You and every other player character. So, get ready to run around with a whole bunch of emperors. You can all take turns sitting on the throne – at least, that was my understanding of it. We didn’t get to play the storyline all the way through in the demo. But they did tell me that you become the emperor and have to participate in a new form of fast-paced group content called ‘uprisings’ designed for four players to knock out in less than an hour.
A lot of the new storyline has brand new gameplay elements, like walker piloting, which of course everyone enjoys. But these are just more of what we’re used to in MMORPGs – being able to hop into a vehicle and stomp around is nothing new, it’s been around in the genre since 2006. A lot of what I witnessed in the demo was underwhelming, but the storytelling was, as usual, top notch. The voice acting was choice. And the cinematics were fun. It’s a great single-player experience. It’s ironic that EA’s MMORPG venture had to be salvaged by turning it into a single-player experience, but here we are. TOR remains unique in that respect. It’s a story-driven, acting-driven MMORPG; it invests itself in the most expensive aspects of the industry, yet it still manages to make it work.

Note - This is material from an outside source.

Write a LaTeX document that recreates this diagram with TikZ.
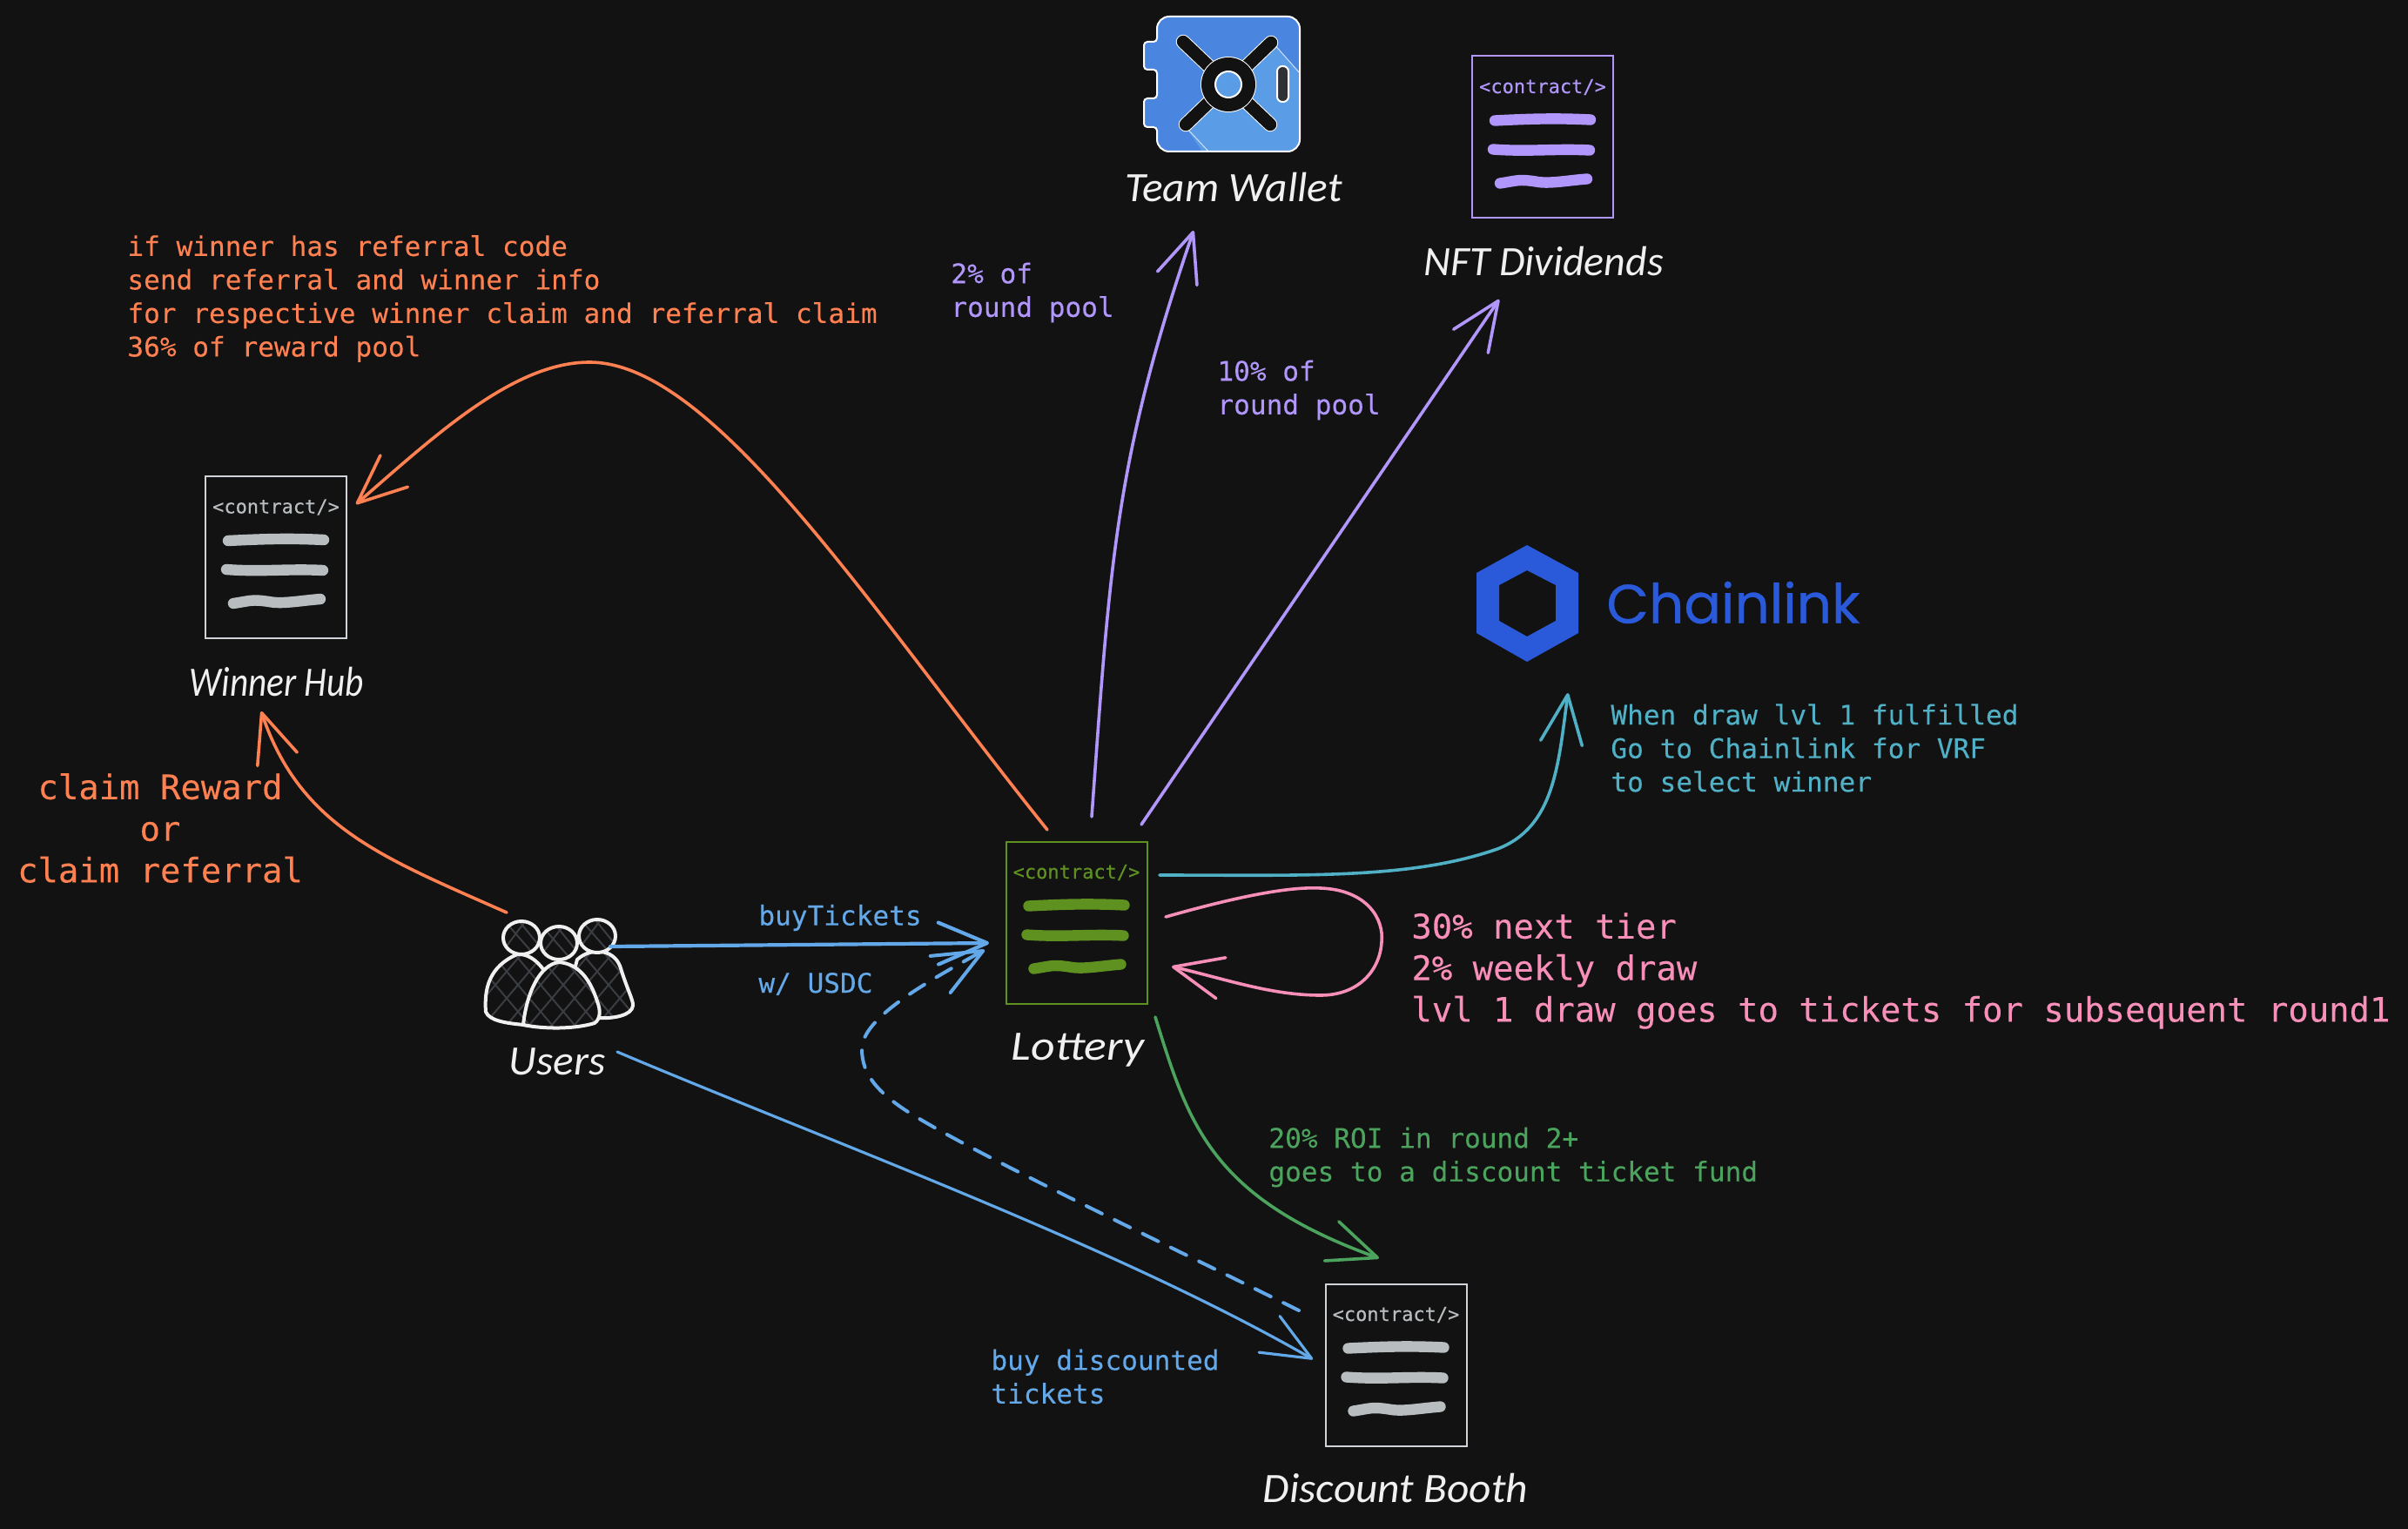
\documentclass[tikz,border=0pt]{standalone}
\usepackage{fontspec}
\setmainfont{Carlito}
\setmonofont[FakeBold=0.2]{DejaVu Sans Mono}
\newfontfamily\chainfont[FakeBold=0.5]{Poppins}
\usetikzlibrary{arrows.meta}
\definecolor{bgc}{HTML}{121212}
\definecolor{orangec}{HTML}{FF8050}
\definecolor{purplec}{HTML}{B197FC}
\definecolor{bluec}{HTML}{63A8E8}
\definecolor{tealc}{HTML}{4FB0C6}
\definecolor{pinkc}{HTML}{F78FB8}
\definecolor{greenc}{HTML}{4BA35E}
\definecolor{lotc}{HTML}{5F9120}
\definecolor{greyc}{HTML}{B8BDC0}
\definecolor{boxc}{HTML}{D0D4D8}
\definecolor{inkc}{HTML}{F0F0F0}
\definecolor{hatchc}{HTML}{3A3D42}
\definecolor{walleta}{HTML}{4A86E0}
\definecolor{walletb}{HTML}{5B9CE6}
\definecolor{chainc}{HTML}{2A5ADA}
\tikzset{
  contractbox/.style={draw=#1,line width=1pt,minimum width=81pt,minimum height=93pt,inner sep=0,outer sep=0},
  ctag/.style={font=\fontsize{11}{13}\selectfont\ttfamily,inner sep=0,text=#1},
  barline/.style={draw=#1,line width=6.2pt,line cap=round},
  hand/.style={font=\fontsize{24}{28}\selectfont\itshape,text=inkc,inner sep=0},
  small/.style={font=\fontsize{15.55}{19.25}\selectfont\ttfamily,align=left,anchor=west,inner sep=0,text=#1},
  big/.style={font=\fontsize{19.45}{23.9}\selectfont\ttfamily,inner sep=0,text=#1},
  arr/.style={-{Straight Barb[length=28pt,width=24pt,round]},line width=1.8pt,line cap=round,draw=#1},
  person/.style={draw=inkc,line width=2pt,fill=bgc,line join=round},
  hatch/.style={draw=hatchc,line width=1pt}
}
\newcommand{\contractdoc}[5]{%
  \node[contractbox=#4] (#1) at (#2,#3) {};
  \node[ctag=#5] (#1tag) at ([shift={(0,-57.5)}]#1.center) {<contract/>};
  \draw[barline=#5] ([shift={(-55,-19)}]#1.center) .. controls +(40,-2) and +(-40,-2) .. ([shift={(55,-20)}]#1.center);
  \draw[barline=#5] ([shift={(-57,14)}]#1.center) .. controls +(40,3) and +(-40,-2) .. ([shift={(54,15)}]#1.center);
  \draw[barline=#5] ([shift={(-49,53)}]#1.center) .. controls +(20,-3) and +(-20,-3) .. ([shift={(-8,51)}]#1.center) .. controls +(15,3) and +(-25,2) .. ([shift={(51,48)}]#1.center);
}
\newcommand{\bodyA}{(558,1162) .. controls (556,1135) and (562,1110) .. (594,1096) .. controls (612,1095) and (625,1110) .. (640,1140) -- (640,1178) -- (602,1177) .. controls (580,1175) and (562,1172) .. (558,1162) -- cycle}
\newcommand{\bodyB}{(663,1102) .. controls (672,1094) and (682,1092) .. (691,1093) .. controls (705,1095) and (711,1105) .. (713,1112) .. controls (720,1135) and (728,1150) .. (727,1155) .. controls (726,1166) and (705,1170) .. (688,1169) -- (650,1150) -- cycle}
\newcommand{\bodyC}{(642,1105) .. controls (620,1108) and (605,1140) .. (601,1177) .. controls (625,1182) and (660,1182) .. (683,1175) .. controls (690,1170) and (690,1160) .. (686,1150) .. controls (678,1125) and (665,1107) .. (642,1105) -- cycle}
\newcommand{\hatchlines}{%
  \foreach \k in {0,...,12}{
    \draw[hatch] (530+\k*26,1085) -- ++(110,130);
    \draw[hatch] (530+\k*26,1085) -- ++(-110,130);
  }}
\newcommand{\walletbody}{[rounded corners=7pt] (1329,19) -- (1493,19) -- (1493,174) -- (1329,174) [rounded corners=2pt] -- (1329,146) -- (1314,146) -- (1314,113) -- (1329,113) -- (1329,80) -- (1314,80) -- (1314,48) -- (1329,48) [rounded corners=7pt] -- cycle}
\begin{document}
\begin{tikzpicture}[x=0.5pt,y=-0.5pt]
\useasboundingbox (0,0) rectangle (2766,1755);
\fill[bgc] (-6,-6) rectangle (2772,1761);

% contract documents
\contractdoc{winner}{317}{640}{boxc}{greyc}
\contractdoc{lottery}{1236.5}{1059.5}{lotc}{lotc}
\contractdoc{nft}{1772}{157.5}{purplec}{purplec}
\contractdoc{discount}{1603.5}{1567.5}{boxc}{greyc}

% team wallet icon
\begin{scope}
  \clip \walletbody;
  \fill[walleta] (1300,0) rectangle (1500,190);
  \fill[walletb] (1462,49) -- (1500,92) -- (1500,190) -- (1392,190) -- (1362,146) -- cycle;
  \draw[white!70!walletb,line width=0.5pt] (1462,49) -- (1500,92) (1392,178) -- (1362,146);
\end{scope}
\draw[white,line width=1pt] \walletbody;
\draw[white,line width=8.2pt,line cap=round] (1359,48) -- (1459,143) (1460,49) -- (1362,143);
\draw[bgc,line width=7.2pt,line cap=round] (1359,48) -- (1459,143) (1460,49) -- (1362,143);
\fill[white] (1411,97) circle (32);
\fill[bgc] (1411,97) circle (31);
\draw[white,fill=walletb,line width=1pt] (1411,97) circle (15);
\draw[white,fill=hatchc!70!bgc,line width=1pt,rounded corners=3pt] (1467,76) rectangle (1480,117);
\node[inner sep=0] (walleticon) at (1411,97) {};

% chainlink logo
\fill[chainc,even odd rule] (1754,626) -- (1813,658) -- (1813,727) -- (1754,760) -- (1696,727) -- (1696,658) -- cycle
  (1754,655) -- (1787,672) -- (1787,713) -- (1754,731) -- (1722,713) -- (1722,672) -- cycle;
\node[inner sep=0] (chainicon) at (1754,693) {};
\node[anchor=west,inner sep=0,text=chainc,font=\fontsize{31.5}{36}\selectfont\chainfont] (chainname) at (1845,692) {Chainlink};

% users icon
\node[inner sep=0] (usersicon) at (640,1130) {};
\fill[bgc] \bodyA; 
\begin{scope}\clip \bodyA; \hatchlines \end{scope}
\draw[person,fill=none] \bodyA;
\fill[bgc] \bodyB;
\begin{scope}\clip \bodyB; \hatchlines \end{scope}
\draw[person,fill=none] \bodyB;
\fill[bgc] \bodyC;
\begin{scope}\clip \bodyC; \hatchlines \end{scope}
\draw[person,fill=none] \bodyC;
\foreach \hx/\hy in {599/1077,686/1075,642/1083}{
  \begin{scope}
    \clip (\hx,\hy) ellipse (21 and 19);
    \fill[bgc] (\hx-25,\hy-25) rectangle (\hx+25,\hy+25);
    \draw[hatch] (\hx-20,\hy-20) -- (\hx+15,\hy+20) (\hx+5,\hy-20) -- (\hx-25,\hy+20) (\hx-5,\hy-22) -- (\hx+25,\hy+15);
  \end{scope}
  \draw[draw=inkc,line width=2pt] (\hx,\hy) ellipse (21 and 19);
}

% labels
\node[hand] (teamlabel) at (1417,215) {\scalebox{1.03}[1]{Team Wallet}};
\node[hand] (nftlabel) at (1773,300) {NFT Dividends};
\node[hand] (winnerlabel) at (318,783) {\scalebox{0.86}[1]{Winner Hub}};
\node[hand] (userslabel) at (640,1219) {\scalebox{1.03}[1]{Users}};
\node[hand] (lotterylabel) at (1238,1206) {\scalebox{1.12}[1]{Lottery}};
\node[hand] (discountlabel) at (1603,1709) {\scalebox{1.03}[1]{Discount Booth}};

% texts
\node[small=orangec] (ordertext) at (146,343) {if winner has referral code\\send referral and winner info\\for respective winner claim and referral claim\\36\% of reward pool};
\node[big=orangec,align=center] (claimtext) at (184,951) {claim Reward\\or\\claim referral};
\node[small=purplec] (teampct) at (1092,336) {2\% of\\round pool};
\node[small=purplec] (nftpct) at (1398,448) {10\% of\\round pool};
\node[small=tealc] (vrftext) at (1850,859) {When draw lvl 1 fulfilled\\Go to Chainlink for VRF\\to select winner};
\node[small=bluec] (buytext) at (871,1054) {buyTickets};
\node[small=bluec] (usdctext) at (871,1130) {w/ USDC};
\node[big=pinkc,align=left,anchor=west] (tiertext) at (1621,1115) {30\% next tier\\2\% weekly draw\\lvl 1 draw goes to tickets for subsequent round1};
\node[small=greenc] (roitext) at (1457,1329) {20\% ROI in round 2+\\goes to a discount ticket fund};
\node[small=bluec] (disctext) at (1138,1581) {buy discounted\\tickets};

% connectors
\draw[arr=orangec] ([shift={(-33.5,-106.5)}]lottery.center) .. controls (1000,700) and (820,416) .. (677,416) .. controls (590,416) and (500,500) .. ([shift={(92,-61)}]winner.center);
\draw[arr=orangec] ([shift={(-58,-82)}]usersicon.center) .. controls (440,985) and (345,950) .. ([shift={(-18,34)}]winnerlabel.center);
\draw[arr=bluec,line width=2.1pt] ([shift={(61,-43)}]usersicon.center) -- ([shift={(-100.5,23.5)}]lottery.center);
\draw[arr=bluec,line width=2pt,dash pattern=on 10pt off 8pt] ([shift={(-111.5,-62.5)}]discount.center) .. controls (1300,1410) and (1110,1320) .. (1040,1275) .. controls (1010,1255) and (990,1235) .. (990,1205) .. controls (990,1170) and (1060,1130) .. ([shift={(-105.5,31.5)}]lottery.center);
\draw[arr=bluec,line width=1.6pt] ([shift={(69,-11)}]userslabel.center) .. controls (950,1310) and (1280,1430) .. ([shift={(-95.5,-6.5)}]discount.center);
\draw[arr=purplec] ([shift={(17.5,-121.5)}]lottery.center) .. controls (1275,650) and (1280,530) .. ([shift={(-46,50)}]teamlabel.center);
\draw[arr=purplec] ([shift={(74.5,-112.5)}]lottery.center) -- ([shift={(-51,44)}]nftlabel.center);
\draw[arr=tealc] ([shift={(95.5,-54.5)}]lottery.center) .. controls (1500,1005) and (1620,1010) .. (1720,975) .. controls (1785,950) and (1790,880) .. ([shift={(47,103)}]chainicon.center);
\draw[arr=pinkc] ([shift={(102.5,-6.5)}]lottery.center) .. controls (1420,1030) and (1480,1018) .. (1517,1020) .. controls (1570,1022) and (1590,1055) .. (1587,1082) .. controls (1585,1115) and (1560,1143) .. (1517,1143) .. controls (1460,1143) and (1410,1125) .. ([shift={(109.5,50.5)}]lottery.center);
\draw[arr=greenc] ([shift={(90.5,108.5)}]lottery.center) .. controls (1365,1290) and (1390,1375) .. ([shift={(-19.5,-122.5)}]discount.center);
\end{tikzpicture}
\end{document}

There aren’t many character-driven sci-fi MMORPGs anymore, either. TOR fills a unique niche. You could simply see it as WoW’s sci-fi counterpart, and that’s not necessarily a bad thing. It certainly makes more of an effort to suck you into the world with that famous Bioware writing, and it largely succeeds, barring the attacks on immersion and roleplay when it comes to reconciling the MMORPG story (you are the CHOSEN ONE) with the reality of being one of thousands upon thousands of other players, many of whom probably outgear you and could curbstomp you in a duel.
This sort of cognitive dissonance is wholly embraced by TOR, and most MMORPGs. It begs the question: what the hell is the point of an MMORPG? Why do people play them? Is it for escapism and immersion, a sense of being transported and enchanted? Or is it just so we can push a few numbers forward on a character sheet in one or two hour bursts before dinner is ready?
I think that TOR is earnestly trying to do both. There are some new server-wide features, like the war between the Dark and Light that seems to transcend factions. You choose whether or not to actively fight for and align yourself with either side of the Force. If enough players win enough victories for either side, the Force becomes imbalanced, and certain powerful, raid-quality world bosses will spawn on various planets that require huge groups to take down. This is interesting, but nothing particularly earth-shattering. It’s nice to see TOR continuing its tradition of lateral content development (strongholds, star fighter, etc.) rather than just forging ahead with level cap increase over level cap increase. That said, the level cap is going up another five levels, unfortunately. The hamster wheel needs to get bigger, and that sense of progression needs to be there for some people.
But that’s fine. TOR still remains one of the MMORPGs that has the most amenities for people who like something beyond simply grinding gear, and maybe even enjoy the social or roleplaying aspects of the MMORPG genre (RPG is in the acronym, after all). It’s a great game. And with this Eternal Empire plot arc finally tying itself up, it’s possible that more emergent gameplay will come around. It seems to be the direction they’re pushing towards. Wouldn’t it be nice to see players and their actions tying into the story, driving the world forward? One can only dream. It is, after all, what the genre is made for. Ultimately, it’s a social scene.
When speaking to the creative director, Charles Boyd, I had a good time talking about this sort of thing. He was a big fan of City of Heroes, like me, and part of what made that game so special was the way it encouraged collaborative storytelling and imagination in its players. There’s a bit of that spirit in TOR, though not to the same degree. With the game’s storyline having rendered the two primary factions, Empire and Republic, rather moot, and there being an Alliance between them, he told me that he’d love to see more meaningful cross-faction content, outside of the simple Odessen Proving Grounds PVP area. The only thing stopping them are significant technical hurdles.
I hold out hope that TOR continues to develop in this lateral fashion, in a way that will really make it one of the few, if only, MMORPGs left that actually emphasizes the RPG.